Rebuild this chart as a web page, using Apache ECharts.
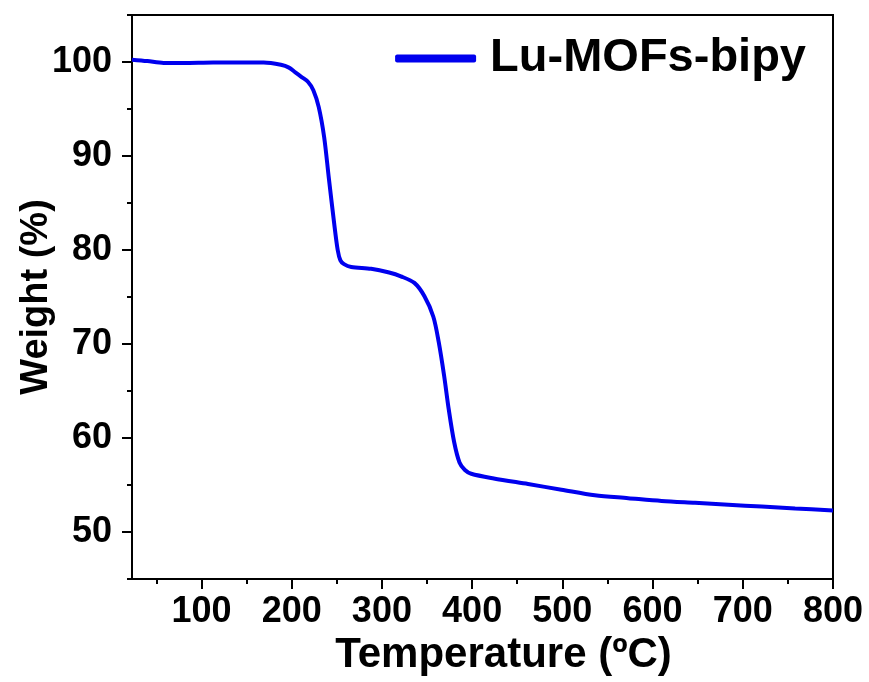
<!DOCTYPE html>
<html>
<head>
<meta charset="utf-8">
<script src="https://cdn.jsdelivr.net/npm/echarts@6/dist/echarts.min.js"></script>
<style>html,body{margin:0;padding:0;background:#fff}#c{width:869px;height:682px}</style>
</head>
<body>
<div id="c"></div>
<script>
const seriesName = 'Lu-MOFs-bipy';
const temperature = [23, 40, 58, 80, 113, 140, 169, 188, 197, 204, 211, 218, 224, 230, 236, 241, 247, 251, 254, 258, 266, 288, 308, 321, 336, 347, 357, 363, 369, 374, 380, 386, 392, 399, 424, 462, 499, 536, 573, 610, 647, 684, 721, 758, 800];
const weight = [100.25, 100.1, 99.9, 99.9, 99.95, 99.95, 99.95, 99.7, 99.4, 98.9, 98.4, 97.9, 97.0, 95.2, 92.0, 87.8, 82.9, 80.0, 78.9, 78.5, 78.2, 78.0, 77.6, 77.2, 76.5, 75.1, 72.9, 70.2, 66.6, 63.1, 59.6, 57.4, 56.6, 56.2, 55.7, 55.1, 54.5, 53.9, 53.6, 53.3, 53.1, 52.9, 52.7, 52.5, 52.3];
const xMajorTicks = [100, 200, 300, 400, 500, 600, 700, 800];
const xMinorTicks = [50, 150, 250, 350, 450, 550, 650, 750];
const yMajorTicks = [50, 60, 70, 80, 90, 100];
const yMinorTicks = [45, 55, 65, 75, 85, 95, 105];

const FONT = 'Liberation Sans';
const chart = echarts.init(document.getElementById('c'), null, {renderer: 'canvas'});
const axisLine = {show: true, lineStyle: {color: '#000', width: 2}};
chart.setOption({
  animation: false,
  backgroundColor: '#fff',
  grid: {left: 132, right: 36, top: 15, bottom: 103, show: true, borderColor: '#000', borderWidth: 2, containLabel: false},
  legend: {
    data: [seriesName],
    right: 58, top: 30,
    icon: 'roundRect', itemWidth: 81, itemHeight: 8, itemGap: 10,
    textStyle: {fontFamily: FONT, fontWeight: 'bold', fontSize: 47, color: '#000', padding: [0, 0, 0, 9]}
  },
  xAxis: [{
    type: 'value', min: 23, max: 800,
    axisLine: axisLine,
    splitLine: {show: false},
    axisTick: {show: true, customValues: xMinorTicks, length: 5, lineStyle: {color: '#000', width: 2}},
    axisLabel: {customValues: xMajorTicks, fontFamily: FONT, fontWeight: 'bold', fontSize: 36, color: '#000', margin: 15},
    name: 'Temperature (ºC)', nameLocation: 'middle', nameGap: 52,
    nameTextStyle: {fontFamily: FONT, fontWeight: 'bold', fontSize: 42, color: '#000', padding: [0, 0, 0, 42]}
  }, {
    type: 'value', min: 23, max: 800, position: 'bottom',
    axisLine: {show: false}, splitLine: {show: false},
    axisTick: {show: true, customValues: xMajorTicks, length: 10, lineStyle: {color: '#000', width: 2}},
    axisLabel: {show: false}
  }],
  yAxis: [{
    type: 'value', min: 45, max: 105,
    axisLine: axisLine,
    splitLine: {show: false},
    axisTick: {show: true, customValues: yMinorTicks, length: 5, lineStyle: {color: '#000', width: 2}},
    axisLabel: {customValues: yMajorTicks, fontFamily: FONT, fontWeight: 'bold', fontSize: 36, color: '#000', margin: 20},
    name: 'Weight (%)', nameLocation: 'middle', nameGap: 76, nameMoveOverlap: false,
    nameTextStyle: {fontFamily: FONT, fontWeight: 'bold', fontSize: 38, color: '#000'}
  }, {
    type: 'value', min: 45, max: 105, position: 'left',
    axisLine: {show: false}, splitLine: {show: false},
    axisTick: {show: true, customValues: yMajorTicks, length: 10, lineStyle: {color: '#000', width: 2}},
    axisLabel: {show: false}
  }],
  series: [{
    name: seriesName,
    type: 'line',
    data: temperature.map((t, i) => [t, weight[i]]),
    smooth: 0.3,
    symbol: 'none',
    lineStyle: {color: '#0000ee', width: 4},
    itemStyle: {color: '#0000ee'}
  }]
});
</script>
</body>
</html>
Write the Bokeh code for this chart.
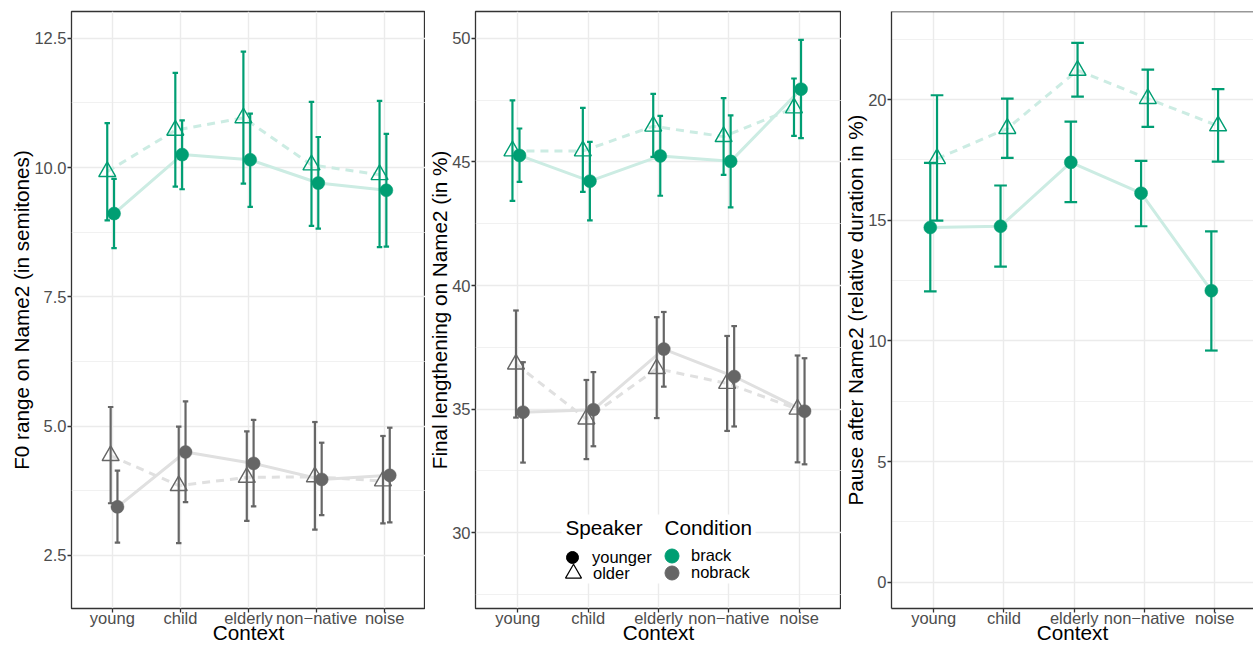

- WHAT IS NEEDED -
Transcribe exactly, please, the lines between the start of the records above and the line holding "const yMinorTicks = [45, 55, 65, 75, 85, 95, 105];", counting both of those lines and omitting pictures.

- FULL SOLUTION -
Rebuild this chart as a web page, using Apache ECharts.
<!DOCTYPE html>
<html>
<head>
<meta charset="utf-8">
<script src="https://cdn.jsdelivr.net/npm/echarts@6/dist/echarts.min.js"></script>
<style>html,body{margin:0;padding:0;background:#fff}#c{width:869px;height:682px}</style>
</head>
<body>
<div id="c"></div>
<script>
const seriesName = 'Lu-MOFs-bipy';
const temperature = [23, 40, 58, 80, 113, 140, 169, 188, 197, 204, 211, 218, 224, 230, 236, 241, 247, 251, 254, 258, 266, 288, 308, 321, 336, 347, 357, 363, 369, 374, 380, 386, 392, 399, 424, 462, 499, 536, 573, 610, 647, 684, 721, 758, 800];
const weight = [100.25, 100.1, 99.9, 99.9, 99.95, 99.95, 99.95, 99.7, 99.4, 98.9, 98.4, 97.9, 97.0, 95.2, 92.0, 87.8, 82.9, 80.0, 78.9, 78.5, 78.2, 78.0, 77.6, 77.2, 76.5, 75.1, 72.9, 70.2, 66.6, 63.1, 59.6, 57.4, 56.6, 56.2, 55.7, 55.1, 54.5, 53.9, 53.6, 53.3, 53.1, 52.9, 52.7, 52.5, 52.3];
const xMajorTicks = [100, 200, 300, 400, 500, 600, 700, 800];
const xMinorTicks = [50, 150, 250, 350, 450, 550, 650, 750];
const yMajorTicks = [50, 60, 70, 80, 90, 100];
const yMinorTicks = [45, 55, 65, 75, 85, 95, 105];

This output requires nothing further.